Demolished Buildings Getting A New Story

... Officials at PNC Financial Services, for example, plan to recycle more than 70 percent of the downtown Pittsburgh building they recently began deconstructing, a trend being seen at more demolition sites nationwide.

... "Rather than knocking it down and carting it off to a landfill, if you deconstruct a building and reuse its parts elsewhere, you're saving labor, materials," said Alan Traugott, a founding member of the US Green Building Council.

"You are trying to avoid going for new virgin materials and all the embodied energy and associated environmental impact that reflects," he said.

The practice has become more common, Traugott said, as a distribution network for used building materials has sprung up. Pittsburgh-based Construction Junction, a nonprofit retail store for used and surplus building materials, saves thousands of doors, windows, and cabinets for reuse every year, according to its website.
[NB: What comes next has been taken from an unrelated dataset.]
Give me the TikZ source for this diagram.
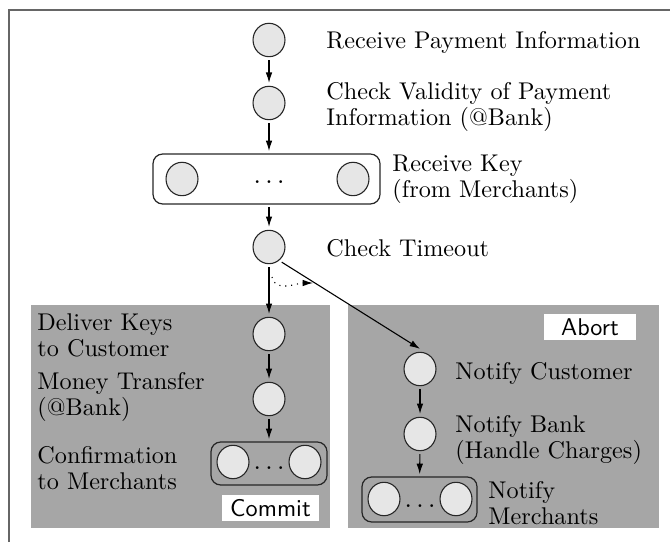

This is a nice bit of quiet environmental progress. What's especially interesting is that construction material recycling has an array of non-environmental savings. I wonder how much those factors alone are sufficient to push companies toward more recycling, and how much the environmental concern is necessary either to sustain the practice or just to jolt them out of their inertia. I would suspect that the initial development of the distribution network -- which has some big upfront costs and risks -- required a bit of idealism.